What is required —
Pictures aside, repeat every entry exactly.
Begin
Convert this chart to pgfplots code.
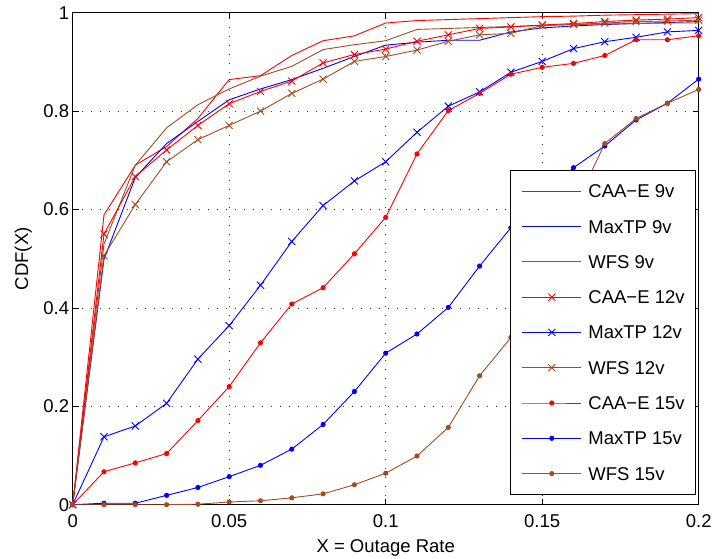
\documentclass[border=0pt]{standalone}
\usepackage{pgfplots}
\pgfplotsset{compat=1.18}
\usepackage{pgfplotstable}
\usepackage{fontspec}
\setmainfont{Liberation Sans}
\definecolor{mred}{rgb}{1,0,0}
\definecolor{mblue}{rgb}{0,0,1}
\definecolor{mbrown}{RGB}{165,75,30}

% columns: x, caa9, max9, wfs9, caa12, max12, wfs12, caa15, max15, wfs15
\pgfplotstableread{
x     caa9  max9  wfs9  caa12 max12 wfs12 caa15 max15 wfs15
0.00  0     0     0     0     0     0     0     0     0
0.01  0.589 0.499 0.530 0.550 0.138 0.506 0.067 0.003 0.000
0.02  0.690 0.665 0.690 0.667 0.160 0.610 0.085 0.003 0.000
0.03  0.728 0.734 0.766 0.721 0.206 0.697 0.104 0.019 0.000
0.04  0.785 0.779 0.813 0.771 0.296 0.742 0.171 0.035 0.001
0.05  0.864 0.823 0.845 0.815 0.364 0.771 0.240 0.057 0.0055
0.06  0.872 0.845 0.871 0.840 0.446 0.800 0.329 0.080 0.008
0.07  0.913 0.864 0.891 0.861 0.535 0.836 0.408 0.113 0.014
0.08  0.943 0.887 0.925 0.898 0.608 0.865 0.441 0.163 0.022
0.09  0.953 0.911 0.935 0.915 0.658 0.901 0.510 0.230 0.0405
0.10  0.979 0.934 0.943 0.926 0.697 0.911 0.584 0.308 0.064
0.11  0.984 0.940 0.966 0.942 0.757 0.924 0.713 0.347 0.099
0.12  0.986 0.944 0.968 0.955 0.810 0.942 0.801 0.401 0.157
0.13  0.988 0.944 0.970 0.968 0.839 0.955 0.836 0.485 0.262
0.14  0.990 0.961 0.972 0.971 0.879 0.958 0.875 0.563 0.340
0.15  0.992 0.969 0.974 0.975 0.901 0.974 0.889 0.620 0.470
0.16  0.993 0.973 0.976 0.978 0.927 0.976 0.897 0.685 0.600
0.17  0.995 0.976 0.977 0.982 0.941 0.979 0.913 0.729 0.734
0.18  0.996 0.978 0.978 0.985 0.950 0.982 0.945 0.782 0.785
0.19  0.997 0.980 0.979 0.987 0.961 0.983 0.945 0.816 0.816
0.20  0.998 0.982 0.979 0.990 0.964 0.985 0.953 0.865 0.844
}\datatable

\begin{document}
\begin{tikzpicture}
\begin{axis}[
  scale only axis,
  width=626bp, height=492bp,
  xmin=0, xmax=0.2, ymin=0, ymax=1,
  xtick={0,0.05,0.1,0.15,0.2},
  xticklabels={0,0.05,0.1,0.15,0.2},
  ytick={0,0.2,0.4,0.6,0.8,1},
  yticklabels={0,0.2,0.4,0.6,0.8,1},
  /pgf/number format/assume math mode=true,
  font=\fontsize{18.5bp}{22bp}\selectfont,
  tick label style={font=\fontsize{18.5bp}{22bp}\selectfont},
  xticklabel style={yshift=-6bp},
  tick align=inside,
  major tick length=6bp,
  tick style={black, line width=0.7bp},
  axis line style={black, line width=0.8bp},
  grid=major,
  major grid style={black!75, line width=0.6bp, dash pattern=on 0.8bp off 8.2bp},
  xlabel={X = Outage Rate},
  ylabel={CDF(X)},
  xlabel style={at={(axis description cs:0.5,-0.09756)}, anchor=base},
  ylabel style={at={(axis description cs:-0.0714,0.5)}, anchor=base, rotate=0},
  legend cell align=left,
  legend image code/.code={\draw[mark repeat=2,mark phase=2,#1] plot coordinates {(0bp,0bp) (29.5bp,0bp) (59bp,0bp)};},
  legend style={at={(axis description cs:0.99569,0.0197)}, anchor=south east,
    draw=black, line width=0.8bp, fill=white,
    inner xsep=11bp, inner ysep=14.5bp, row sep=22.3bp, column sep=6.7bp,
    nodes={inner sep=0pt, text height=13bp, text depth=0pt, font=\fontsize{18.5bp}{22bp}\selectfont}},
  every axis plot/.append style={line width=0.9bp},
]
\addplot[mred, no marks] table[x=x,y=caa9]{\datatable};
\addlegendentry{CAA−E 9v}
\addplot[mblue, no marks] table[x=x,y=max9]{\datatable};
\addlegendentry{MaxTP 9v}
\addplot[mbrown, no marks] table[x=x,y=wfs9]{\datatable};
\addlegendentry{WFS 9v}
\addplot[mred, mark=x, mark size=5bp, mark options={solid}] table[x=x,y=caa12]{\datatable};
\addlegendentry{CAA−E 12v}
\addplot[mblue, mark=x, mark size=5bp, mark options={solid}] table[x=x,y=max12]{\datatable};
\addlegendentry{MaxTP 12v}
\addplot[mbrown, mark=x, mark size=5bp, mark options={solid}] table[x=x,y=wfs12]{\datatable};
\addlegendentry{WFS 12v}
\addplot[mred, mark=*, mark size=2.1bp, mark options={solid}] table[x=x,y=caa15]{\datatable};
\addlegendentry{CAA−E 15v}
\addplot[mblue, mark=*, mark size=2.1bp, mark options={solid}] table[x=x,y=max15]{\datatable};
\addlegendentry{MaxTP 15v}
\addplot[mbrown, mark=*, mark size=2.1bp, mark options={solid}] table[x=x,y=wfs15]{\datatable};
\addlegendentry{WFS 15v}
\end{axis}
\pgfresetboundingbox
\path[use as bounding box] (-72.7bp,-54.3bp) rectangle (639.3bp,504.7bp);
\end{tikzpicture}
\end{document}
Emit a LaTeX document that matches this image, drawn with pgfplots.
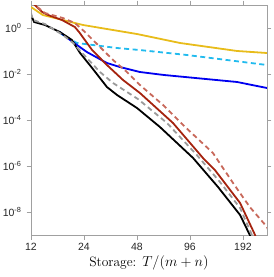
End
Solution —
Convert this chart to pgfplots code.
\documentclass[border=0pt]{standalone}
\usepackage{pgfplots}
\pgfplotsset{compat=1.18}
\usepackage{pgfplotstable}
\usepackage{fontspec}
\setmainfont{Liberation Sans}
\definecolor{mred}{rgb}{1,0,0}
\definecolor{mblue}{rgb}{0,0,1}
\definecolor{mbrown}{RGB}{165,75,30}

% columns: x, caa9, max9, wfs9, caa12, max12, wfs12, caa15, max15, wfs15
\pgfplotstableread{
x     caa9  max9  wfs9  caa12 max12 wfs12 caa15 max15 wfs15
0.00  0     0     0     0     0     0     0     0     0
0.01  0.589 0.499 0.530 0.550 0.138 0.506 0.067 0.003 0.000
0.02  0.690 0.665 0.690 0.667 0.160 0.610 0.085 0.003 0.000
0.03  0.728 0.734 0.766 0.721 0.206 0.697 0.104 0.019 0.000
0.04  0.785 0.779 0.813 0.771 0.296 0.742 0.171 0.035 0.001
0.05  0.864 0.823 0.845 0.815 0.364 0.771 0.240 0.057 0.0055
0.06  0.872 0.845 0.871 0.840 0.446 0.800 0.329 0.080 0.008
0.07  0.913 0.864 0.891 0.861 0.535 0.836 0.408 0.113 0.014
0.08  0.943 0.887 0.925 0.898 0.608 0.865 0.441 0.163 0.022
0.09  0.953 0.911 0.935 0.915 0.658 0.901 0.510 0.230 0.0405
0.10  0.979 0.934 0.943 0.926 0.697 0.911 0.584 0.308 0.064
0.11  0.984 0.940 0.966 0.942 0.757 0.924 0.713 0.347 0.099
0.12  0.986 0.944 0.968 0.955 0.810 0.942 0.801 0.401 0.157
0.13  0.988 0.944 0.970 0.968 0.839 0.955 0.836 0.485 0.262
0.14  0.990 0.961 0.972 0.971 0.879 0.958 0.875 0.563 0.340
0.15  0.992 0.969 0.974 0.975 0.901 0.974 0.889 0.620 0.470
0.16  0.993 0.973 0.976 0.978 0.927 0.976 0.897 0.685 0.600
0.17  0.995 0.976 0.977 0.982 0.941 0.979 0.913 0.729 0.734
0.18  0.996 0.978 0.978 0.985 0.950 0.982 0.945 0.782 0.785
0.19  0.997 0.980 0.979 0.987 0.961 0.983 0.945 0.816 0.816
0.20  0.998 0.982 0.979 0.990 0.964 0.985 0.953 0.865 0.844
}\datatable

\begin{document}
\begin{tikzpicture}
\begin{axis}[
  scale only axis,
  width=626bp, height=492bp,
  xmin=0, xmax=0.2, ymin=0, ymax=1,
  xtick={0,0.05,0.1,0.15,0.2},
  xticklabels={0,0.05,0.1,0.15,0.2},
  ytick={0,0.2,0.4,0.6,0.8,1},
  yticklabels={0,0.2,0.4,0.6,0.8,1},
  /pgf/number format/assume math mode=true,
  font=\fontsize{18.5bp}{22bp}\selectfont,
  tick label style={font=\fontsize{18.5bp}{22bp}\selectfont},
  xticklabel style={yshift=-6bp},
  tick align=inside,
  major tick length=6bp,
  tick style={black, line width=0.7bp},
  axis line style={black, line width=0.8bp},
  grid=major,
  major grid style={black!75, line width=0.6bp, dash pattern=on 0.8bp off 8.2bp},
  xlabel={X = Outage Rate},
  ylabel={CDF(X)},
  xlabel style={at={(axis description cs:0.5,-0.09756)}, anchor=base},
  ylabel style={at={(axis description cs:-0.0714,0.5)}, anchor=base, rotate=0},
  legend cell align=left,
  legend image code/.code={\draw[mark repeat=2,mark phase=2,#1] plot coordinates {(0bp,0bp) (29.5bp,0bp) (59bp,0bp)};},
  legend style={at={(axis description cs:0.99569,0.0197)}, anchor=south east,
    draw=black, line width=0.8bp, fill=white,
    inner xsep=11bp, inner ysep=14.5bp, row sep=22.3bp, column sep=6.7bp,
    nodes={inner sep=0pt, text height=13bp, text depth=0pt, font=\fontsize{18.5bp}{22bp}\selectfont}},
  every axis plot/.append style={line width=0.9bp},
]
\addplot[mred, no marks] table[x=x,y=caa9]{\datatable};
\addlegendentry{CAA−E 9v}
\addplot[mblue, no marks] table[x=x,y=max9]{\datatable};
\addlegendentry{MaxTP 9v}
\addplot[mbrown, no marks] table[x=x,y=wfs9]{\datatable};
\addlegendentry{WFS 9v}
\addplot[mred, mark=x, mark size=5bp, mark options={solid}] table[x=x,y=caa12]{\datatable};
\addlegendentry{CAA−E 12v}
\addplot[mblue, mark=x, mark size=5bp, mark options={solid}] table[x=x,y=max12]{\datatable};
\addlegendentry{MaxTP 12v}
\addplot[mbrown, mark=x, mark size=5bp, mark options={solid}] table[x=x,y=wfs12]{\datatable};
\addlegendentry{WFS 12v}
\addplot[mred, mark=*, mark size=2.1bp, mark options={solid}] table[x=x,y=caa15]{\datatable};
\addlegendentry{CAA−E 15v}
\addplot[mblue, mark=*, mark size=2.1bp, mark options={solid}] table[x=x,y=max15]{\datatable};
\addlegendentry{MaxTP 15v}
\addplot[mbrown, mark=*, mark size=2.1bp, mark options={solid}] table[x=x,y=wfs15]{\datatable};
\addlegendentry{WFS 15v}
\end{axis}
\pgfresetboundingbox
\path[use as bounding box] (-72.7bp,-54.3bp) rectangle (639.3bp,504.7bp);
\end{tikzpicture}
\end{document}
Emit a LaTeX document that matches this image, drawn with pgfplots.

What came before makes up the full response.